Over the festive period we stayed with friends in their summer house in Normandy (France). Each time we cooked a meal, my friend Odile felt despaired by the state of her kitchen drawers. The two main drawers in the kitchen and both pantry cupboards next to the table where she stores the food were completely messy and jumbled areas where pasta was mixed with honey, tea bags, vanilla pods, coffee filters, spicy sauce, crisps… She was hardly able to find anything in the drawers and she admitted she didn’t know what she had in the different food storage areas. Organising it all has been on her to-do list for many months but, at the same time, she was reluctant to waste time with the overwhelming task whenever her friends and relatives visited.
On the 1st of January, I suggested we should tackle the task together. Animated by my passion for organising, I launched the idea! For me, it was a great project to begin the New Year with, and a perfect way to detox the day after the big New Year’s Eve party we had celebrated in their home ….
We started by completely emptying both kitchen drawers and giving them a good clean… It was already looking good!We threw away many of the out of date products or items she knew she was never going to use in the future, and we started to group like with like. Then, we did the same with both pantry cupboards. She soon realised how many duplicates of things she had: 3 full boxes of coffee filters (with more than 100 spare filters, she wouldn’t be running out any time soon…), 3 opened packets of rice pudding, 3 almost empty vermicelli pasta packets, and 2 full packets of flour, when she thought she had run out!
Then, it was time to organise everything efficiently. We allocated one of the kitchen drawers for all the breakfast/teatime products where we put: tea, coffee, herbal tea, 1 box of coffee filters, honey, all kind of sugar, Nutella, chocolate bars… We stored grains in the second drawer: pasta, rice, bulgur wheat but we also made room for flour and pastry products (yield, ground almonds, vanilla sugar, vanilla pods…). We also searched the house for small containers for random products of the same category. ‘Containerising’ isolated items helps a lot when it comes to obtaining a neater area.

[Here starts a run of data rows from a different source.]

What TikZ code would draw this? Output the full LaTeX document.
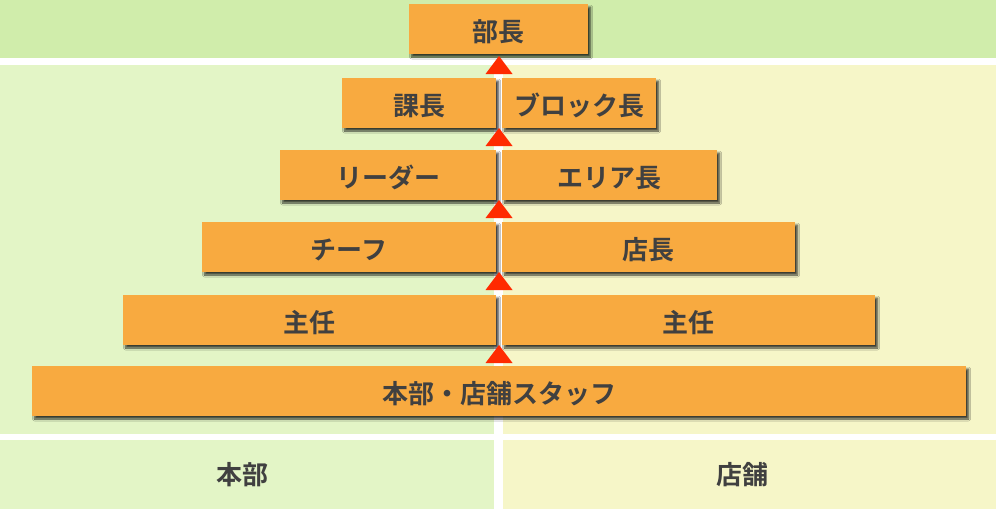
\documentclass[tikz,border=0pt]{standalone}
\usepackage{fontspec}
\newfontfamily\jp{Noto Sans CJK JP}[BoldFont={Noto Sans CJK JP Bold}]
\usetikzlibrary{shadows.blur}
\definecolor{topgreen}{RGB}{208,237,171}
\definecolor{leftgreen}{RGB}{227,245,198}
\definecolor{rightyellow}{RGB}{246,246,200}
\definecolor{boxorange}{RGB}{248,170,64}
\definecolor{textgray}{RGB}{64,64,64}
\definecolor{trired}{RGB}{255,42,0}
\begin{document}
\begin{tikzpicture}[x=1pt,y=-1pt,
  rolebox/.style={fill=boxorange, draw=none, inner sep=0pt, minimum height=50pt,
    text height=25pt, text depth=0pt,
    text=textgray, font=\jp\bfseries\fontsize{26}{26}\selectfont,
    blur shadow={shadow xshift=2.5pt, shadow yshift=-3pt, shadow blur radius=2pt,
      shadow blur steps=6, shadow opacity=75}},
  label/.style={inner sep=0pt, text=textgray, font=\jp\bfseries\fontsize{26}{26}\selectfont},
  uptri/.style={fill=trired, draw=none}]
\useasboundingbox (0,0) rectangle (996,509);
% backgrounds
\fill[white] (0,0) rectangle (996,509);
\fill[topgreen] (0,0) rectangle (996,58);
\fill[leftgreen] (0,65) rectangle (494,434);
\fill[rightyellow] (503,65) rectangle (996,434);
\fill[leftgreen] (0,440) rectangle (494,509);
\fill[rightyellow] (503,440) rectangle (996,509);
% boxes
\node[rolebox, minimum width=179pt] (bucho) at (498.5,29) {部長};
\node[rolebox, minimum width=154pt] (kacho) at (419,103) {課長};
\node[rolebox, minimum width=154pt] (block) at (579,103) {ブロック長};
\node[rolebox, minimum width=216pt] (leader) at (388,175) {リーダー};
\node[rolebox, minimum width=215pt] (area) at (609.5,175) {エリア長};
\node[rolebox, minimum width=294pt] (chief) at (349,247) {チーフ};
\node[rolebox, minimum width=293pt] (tencho) at (648.5,247) {店長};
\node[rolebox, minimum width=373pt] (shuninL) at (309.5,320) {主任};
\node[rolebox, minimum width=373pt] (shuninR) at (688.5,320) {主任};
\node[rolebox, minimum width=934pt] (staff) at (499,391) {本部・店舗スタッフ};
% bottom labels
\node[label] (honbu) at (242,475) {本部};
\node[label] (tenpo) at (742,475) {店舗};
% triangles
\foreach \a in {56,128,200,272,345}{
  \fill[uptri] (499,\a) -- (512.5,\a+18) -- (485.5,\a+18) -- cycle;
}
\end{tikzpicture}
\end{document}
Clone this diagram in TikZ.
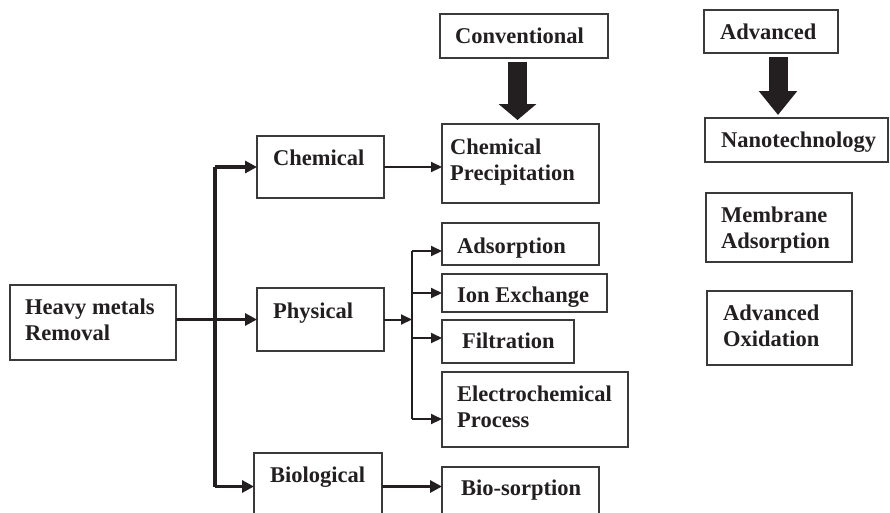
\documentclass[tikz,border=0pt]{standalone}
\usepackage{fontspec}
\setmainfont{Liberation Serif}
\usetikzlibrary{arrows.meta,calc}
\definecolor{ink}{HTML}{231F20}
\definecolor{edge}{HTML}{3A3A3A}
\newcommand\mybox[5]{\node[bx,minimum width={#4-#2},minimum height={#5-#3}] (#1) at ({(#2+#4)/2},{(#3+#5)/2}) {};}
\begin{document}
\begin{tikzpicture}[x=1pt,y=-1pt,
  bx/.style={draw=edge,line width=1.3pt,inner sep=0pt,outer sep=0pt,rectangle},
  lbl/.style={anchor=base west,inner sep=0pt,align=left,text=ink,font=\fontsize{22.5}{26}\selectfont\bfseries},
  thinarr/.style={draw=ink,line width=2pt,-{Triangle[length=11pt,width=10pt]}},
  thickarr/.style={draw=ink,line width=3.6pt,-{Triangle[length=12pt,width=12pt]}},
  thickline/.style={draw=ink,line width=3.8pt},
  thinline/.style={draw=ink,line width=2pt},
  blockarr/.style={draw=ink,fill=ink,line width=19pt}]
\useasboundingbox (0,0) rectangle (890,512);
% boxes
\mybox{heavy}{10}{285}{176}{360}
\mybox{chem}{257}{136}{384}{198}
\mybox{phys}{257}{288}{384}{351}
\mybox{bio}{254}{453}{382}{516}
\mybox{cp}{442}{124}{599}{203}
\mybox{ads}{442}{223}{599}{265}
\mybox{ion}{442}{274}{607}{312}
\mybox{filt}{442}{320}{574}{363}
\mybox{elec}{442}{372}{628}{447}
\mybox{bs}{442}{467}{599}{520}
\mybox{conv}{440}{14}{608}{58}
\mybox{adv}{704}{10}{838}{53}
\mybox{nano}{705}{118}{888}{162}
\mybox{memb}{706}{193}{852}{262}
\mybox{aox}{707}{291}{852}{365}
% labels (multi-line nodes: base = last line baseline)
\node[lbl] (heavyt) at (25,340) {Heavy metals\\Removal};
\node[lbl] (chemt) at (273,165) {Chemical};
\node[lbl] (physt) at (273,318) {Physical};
\node[lbl] (biot) at (270,482) {Biological};
\node[lbl] (cpt) at (450,180) {Chemical\\Precipitation};
\node[lbl] (adst) at (457,253) {Adsorption};
\node[lbl] (iont) at (457,302) {Ion Exchange};
\node[lbl] (filtt) at (462,348) {Filtration};
\node[lbl] (elect) at (457,427) {Electrochemical\\Process};
\node[lbl] (bst) at (461,495) {Bio-sorption};
\node[lbl] (convt) at (455,43) {Conventional};
\node[lbl] (advt) at (720,39) {Advanced};
\node[lbl] (nanot) at (721,147) {Nanotechnology};
\node[lbl] (membt) at (721,248) {Membrane\\Adsorption};
\node[lbl] (aoxt) at (723,346) {Advanced\\Oxidation};
% buses
\coordinate (b1) at (215,0);
\coordinate (b2) at (412,0);
\draw[thickline] (chem.west -| b1) -- ([yshift=-2pt]bio.west -| b1);
\draw[thickarr] (chem.west -| b1) -- (chem.west);
\draw[thickarr] ([yshift=-2pt]bio.west -| b1) -- ([yshift=-2pt]bio.west);
\draw[thickarr] (heavy.east |- phys.west) -- (phys.west);
\draw[thinarr] (chem.east) -- (chem.east -| cp.west);
\draw[thinarr] (phys.east) -- (phys.east -| b2);
\draw[thinline] ([yshift=-7pt]ads.west -| b2) -- ([yshift=-9.5pt]elec.west -| b2);
\draw[thinarr] ([yshift=-7pt]ads.west -| b2) -- ([yshift=-7pt]ads.west);
\draw[thinarr] (ion.west -| b2) -- (ion.west);
\draw[thinarr] ([yshift=3.5pt]filt.west -| b2) -- ([yshift=3.5pt]filt.west);
\draw[thinarr] ([yshift=-9.5pt]elec.west -| b2) -- ([yshift=-9.5pt]elec.west);
\draw[thickarr] ([yshift=-2pt]bio.east) -- ([yshift=-2pt]bio.east -| bs.west);
% block arrows
\coordinate (ca1) at (517.5,62);
\coordinate (ca2) at (517.5,120);
\coordinate (aa1) at (778,57);
\coordinate (aa2) at (778,115);
\draw[blockarr,-{Triangle[length=16pt,width=37pt]}] (ca1) -- (ca2);
\draw[blockarr,-{Triangle[length=24pt,width=37pt]}] (aa1) -- (aa2);
\end{tikzpicture}
\end{document}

We stored the rest of the less used products in both cupboards. We saved an entire shelf for the jam made by Papy Michel and again, we organised both cupboards grouping like with like items: one area for crisps and crackers, one for canned items, another one for biscuits… We also put anything spare here (extra packets of flour, extra boxes of coffee filters…).
The result was awesome, it took us less than two hours and Odile was so pleased with everything that each time someone arrived at the house she offered a tour of the newly neatly organised areas!! And the best thing for her was just the realisation that we had made space in the cupboards to store other items that had previously been kept on top of the cupboards and for a wine rack which had previously stood on the kitchen countertops.
Free of extra stuff, even the tops of the cupboards are nicer to look at!
We’re now more than welcome to our friends’ summer house as Odile is already keen to tackle other areas in her property…
This exercise made me realise how much the kitchen should be the first area to tackle in a global organising project. Why?
– Kitchen is probably one of the easiest areas to deal with. It’s unlikely you would come across any sentimental items here, so the decision to toss or to keep is easier to manage. Product expiration dates also help you make decisions easier!
– For the kitchen to run smoothly, we need to know what items we have, where to find them (quickly) and if anything needs replacing. Therefore, organisation is KEY.
If, like my friend Odile, you need someone to help you to start your organisation project and to stay focused on the task until it’s completed, ask for help from a friend or a Professional Organiser.